Rationale and clarity, then, are Aumont's strong suits. _The Image_ takes care to deliver a definitive account of thought surrounding the image, and also does well to rectify long-held yet erroneous beliefs, such as the theory of retinal persistence to explain the impression of motion in the cinema (32). Yet sound reasoning like this is mixed with a bias that is painfully obvious and at times somewhat disconcerting. Here, I am thinking primarily of Aumont's repeated reference to, and praise of Christian Metz (to whom he dedicates the book), whose work is cited no less than eleven times. I myself have problems with many of Metz's ideas (not the least of which being 'La Grande Syntagmatique') yet Aumont's attendance at his seminars alone seems to be enough to elevate him in terms of an authority figure. Also, the failure to mention the work of Jean Baudrillard in a section entitled 'Illusion, Copy, Simulacrum' (or at all, for that matter) seems highly suspect; perhaps it is not an oversight but a calculated slight on Aumont's part. Also significant is that, while Roland Barthes's _Camera Lucida_, _Writing Degree Zero_, and the essay 'Rhetoric of the Image' are generously cited, perhaps his most famous essay, 'The Death of the Author', is ignored. Still, these prejudices are what make Aumont's work so frustratingly interesting at times -- just when you think you've choked on enough factual clarity, Aumont throws in a thought or two of his own.
For me, it is the occasional slip into the personal which keeps _The Image_ from being the dry academic text it could have been. It retains the personal bias (might one go so far as to say artistic licence?) of a man who, after all, is regarded by myself and many others as one of the finest academics in film studies today. I, for one, am a great fan of his other work, especially his essays on the films of Jean-Luc Godard.  In these essays, Aumont reveals his curiosity for, and at times quite brilliant insight into, one of the leading theoretical image-makers around. I don't believe, then, that Aumont is naive about his supposed 'objectivity' -- he simply realises the dangers of conjecture in such a broad-based undertaking as _The Image_. Still, it is disappointing that what little passionate argument there is he saves for the conclusion of each chapter, rather than sustaining it within the body of the text. The most striking example comes at the end of the book: here Aumont reveals the underlying romanticism of his project, stating that 'the pleasure of images, the viewer's pleasure, must be linked to the pleasure assumed to have been enjoyed by the artist' (240). Perhaps this confession comes too late for me to take it to heart; still, it is one of the more interesting points made in this volume, not because it reveals some 'objective truth' pertaining to image theory, but because it reveals something of the author of the text. Ironic that, in a book where Aumont strives to efface himself, the most striking point comes in defence of the romantic notion of the author.

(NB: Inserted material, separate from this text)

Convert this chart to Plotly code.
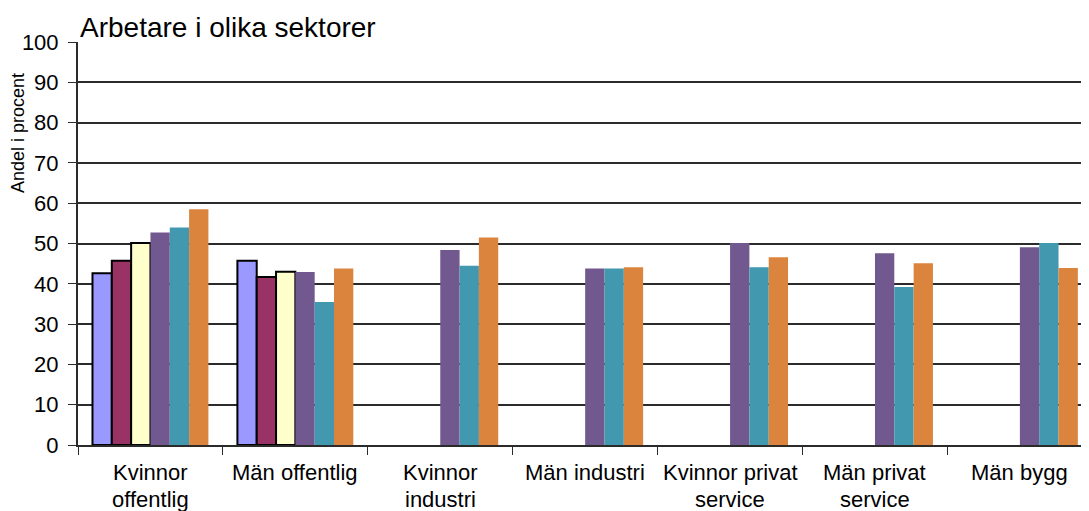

It is here where the book moves beyond simple exposition and actually solicits a critical response. Too bad, then, that it had to come on the second-to-last page. I could go on all day arguing against Aumont's romanticism, and indeed I would love to do so -- isn't that what an author's best work deserves from its reader? As I plodded my way through _The Image_, nuggets like these stood out not because they somehow contaminated the 'objective' aim of the book, but because they seemed to be its only life-blood.

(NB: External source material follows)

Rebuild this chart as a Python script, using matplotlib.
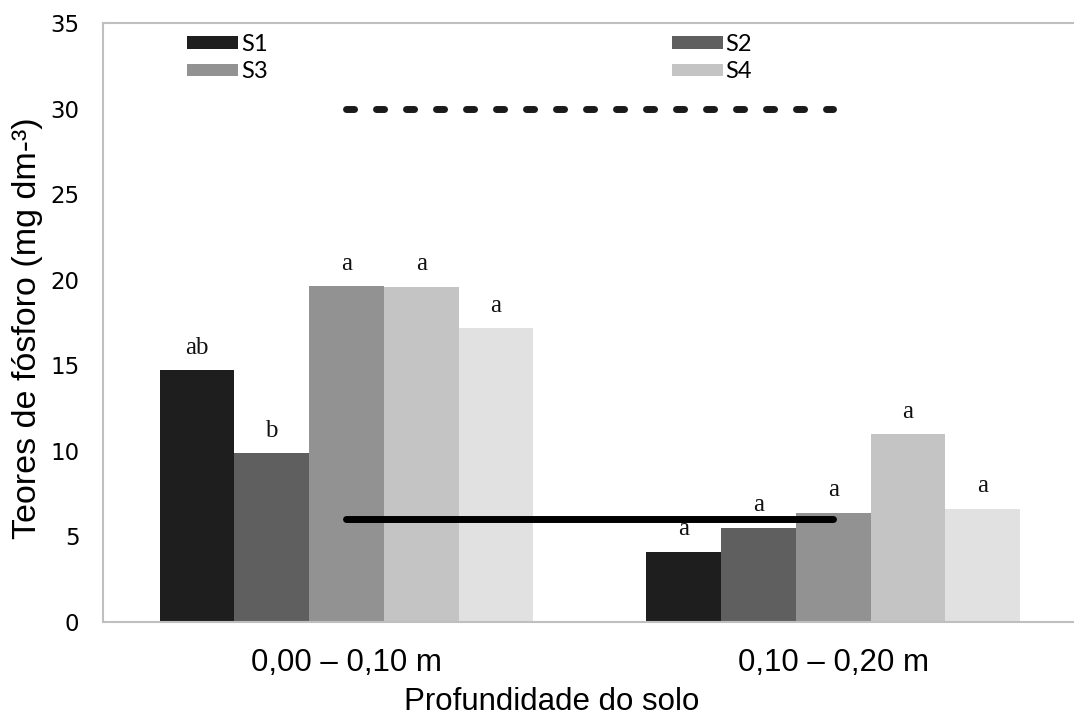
import numpy as np
import matplotlib.pyplot as plt

# dados
profundidades = ['0,00 – 0,10 m', '0,10 – 0,20 m']
series = ['S1', 'S2', 'S3', 'S4', 'S5']
s1 = [14.73, 4.11]
s2 = [9.86, 5.51]
s3 = [19.64, 6.39]
s4 = [19.60, 10.97]
s5 = [17.17, 6.62]
letras = [['ab', 'a'], ['b', 'a'], ['a', 'a'], ['a', 'a'], ['a', 'a']]
linha_tracejada = 30
linha_solida = 6

cores = ['#1e1e1e', '#5f5f5f', '#929292', '#c4c4c4', '#e1e1e1']
valores = [s1, s2, s3, s4, s5]

fig = plt.figure(figsize=(10.74, 7.18), dpi=100)
ax = fig.add_axes([0.0959, 0.1337, 0.9067, 0.8343])

x = np.arange(len(profundidades))
larg = 0.1535
barras = []
for i, (vals, cor) in enumerate(zip(valores, cores)):
    pos = x + (i - 2) * larg
    lab = series[i] if i < 4 else '_nolegend_'
    b = ax.bar(pos, vals, width=larg, color=cor, label=lab, zorder=2)
    barras.append(b)
    for p, v, t in zip(pos, vals, letras[i]):
        ax.text(p, v + 1.3, t, ha='center', va='center', fontsize=18,
                family='Liberation Serif', color='#111111', zorder=4)

# linhas de referencia
ax.plot([x[0], x[1]], [linha_solida] * 2, color='black', lw=5,
        solid_capstyle='round', zorder=3)
ln, = ax.plot([x[0], x[1]], [linha_tracejada] * 2, color='#1a1a1a', lw=5,
              dash_capstyle='round', zorder=3)
ln.set_dashes([1.16, 3.16])

ax.set_xlim(-0.5, 1.5)
ax.set_ylim(0, 35)
ax.set_yticks(np.arange(0, 36, 5))
ax.set_xticks(x)
ax.set_xticklabels(profundidades, family='Liberation Sans', fontsize=22.5)
ax.tick_params(axis='x', length=0, pad=19)
ax.tick_params(axis='y', length=0, pad=17, labelsize=16.5)

for s in ['left', 'top', 'bottom']:
    ax.spines[s].set_color('#bfbfbf')
    ax.spines[s].set_linewidth(1.5)
ax.spines['right'].set_visible(False)

ax.set_ylabel('Teores de fósforo (mg dm-³)', family='Liberation Sans', fontsize=24.5)
ax.yaxis.set_label_coords(-0.062, 0.49)
ax.set_xlabel('Profundidade do solo', family='Liberation Sans', fontsize=22.5)
ax.xaxis.set_label_coords(0.461, -0.108)

# legenda em duas colunas (ordem por linhas)
hs = [barras[0], barras[2], barras[1], barras[3]]
ls = [series[0], series[2], series[1], series[3]]
leg = ax.legend(hs, ls, ncol=2, loc='upper left', bbox_to_anchor=(0.0863, 0.9816),
                frameon=False, prop={'family': 'Lato', 'size': 17},
                handlelength=2.16, handleheight=0.42, handletextpad=0.13,
                columnspacing=17.1, labelspacing=0.27, borderaxespad=0,
                borderpad=0)

fig.savefig('out.png', dpi=100)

The pictures, too, are interesting -- I particularly appreciate the way they add to the discussion rather than simply illustrate it, for indeed most of them are never mentioned within the text itself. They exist on their own, specimens to be examined rather than mere illustrations of ideas. Aumont's examples of 'cineplasticity', for instance, are frame stills from Berkeley's _Gold Diggers of 1935_ and Murnau's _Faust_. Cineplasticity here is tenuously defined as a cinema 'based on a more or less free play of visual forms' rather than one where images are 'subordinated to narrative and of essentially limited scope' (200). To most, this connotes an 'experimental' or 'abstract' cinema, which makes Aumont's choice of stills all the more interesting. Is this a personal choice or, more likely, a result of availability? A meta-textual question perhaps, but one which I find much more interesting than the discussion of the term itself.

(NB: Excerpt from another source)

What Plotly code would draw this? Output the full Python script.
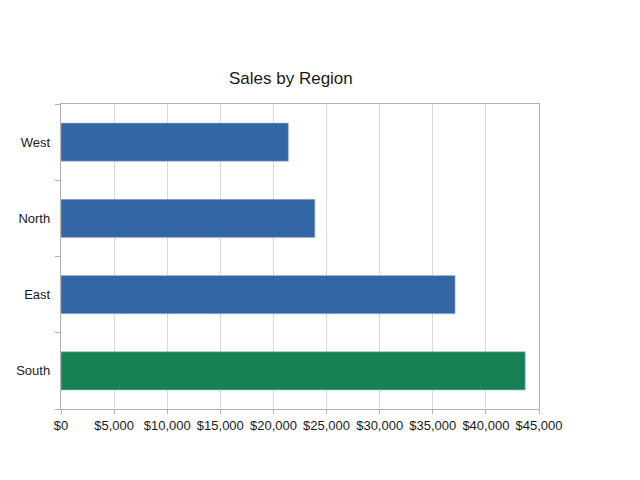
import plotly.graph_objects as go

region = ["South", "East", "North", "West"]
sales = [43700, 37100, 23900, 21400]
colour = ["#168152", "#3465a4", "#3465a4", "#3465a4"]
tick_values = [0, 5000, 10000, 15000, 20000, 25000, 30000, 35000, 40000, 45000]
tick_labels = ["$0", "$5,000", "$10,000", "$15,000", "$20,000",
               "$25,000", "$30,000", "$35,000", "$40,000", "$45,000"]

# the page puts the chart about 7px in, so margins are shifted to match
figure = go.Figure()
figure.add_trace(go.Bar(
    x=sales, y=region, orientation="h",
    marker=dict(color=colour, line=dict(color="#9fb6d4", width=0.6)),
))

figure.update_layout(
    width=640, height=480,
    margin=dict(l=53, r=109, t=96, b=79),
    paper_bgcolor="white", plot_bgcolor="white",
    font=dict(family="Liberation Sans, Arial, sans-serif", size=13, color="#1a1a1a"),
    title=dict(text="Sales by Region", x=0.442, xanchor="center", y=0.854, yanchor="middle",
               font=dict(size=17, color="#1a1a1a")),
    bargap=0.5,
    showlegend=False,
)
figure.update_xaxes(
    range=[0, 45000], tickvals=tick_values, ticktext=tick_labels, tickangle=0,
    showgrid=True, gridcolor="#d9d9d9", gridwidth=1,
    showline=True, linecolor="#b3b3b3", mirror=True,
    ticks="outside", ticklen=4, tickcolor="#b3b3b3", zeroline=False,
    automargin=False,
)
figure.update_yaxes(
    categoryorder="array", categoryarray=region,
    showline=True, linecolor="#b3b3b3", mirror=True,
    ticks="outside", ticklen=5, tickcolor="#b3b3b3", tickson="boundaries",
    showgrid=False, ticksuffix="  ", automargin=False,
)

figure.write_html("out.html")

_The Image_, then, is not so much about 'delivering the goods' as it is about delivering selected goods along a predetermined path. For this reason, I wouldn't recommend it be used as a solitary or principal teaching text. It will get student's feet wet, but its waters are too shallow to dive in anywhere. It also covers such a wide spectrum of thought that one would be hard-pressed to address all of it properly in, say, one full-term university course alone. In fact, it is hard to say just *who* this book is geared toward. Aumont himself offers no real help, stating the book was written with 'the students I have known over the twenty years in which I have been teaching' in mind, adding that, 'for this book to be at all successful, it must also address those who are particularly knowledgeable about some aspect of imagery' (3). That pretty much covers everyone, wouldn't you agree?
_The Image_ tries to be a book for everyone, but in the process alienates its reader. Certainly it has utilitarian value, but it lacks the creative spark needed to hold together a continuous, engaging argument. In the final analysis, it is up to the individual to decide if he or she desires personality in their reading. I, for one, do. What little there is in _The Image_ stands out, distracting the reader from its instructional intent. Yet perhaps this is not so bad a thing in a book as dry as this one -- Aumont's suppositional asides bring _The Image_ back from the edge of boredom. Save for these infrequent moments of inspiration, it falls, unfortunately, under the unexceptional heading of 'textbook'.
York University, Ontario, Canada
1. Two that spring to mind are: 'Godard: The View and the Voice', _Discourse_ no. 7, Spring 1985: 42-65; and 'The Medium', in _Jean-Luc Godard: Son + Image 1974-1991_, eds, Raymond Bellour and Mary Lea Bandy (New York: The Museum of Modern Art, 1992): 205-213.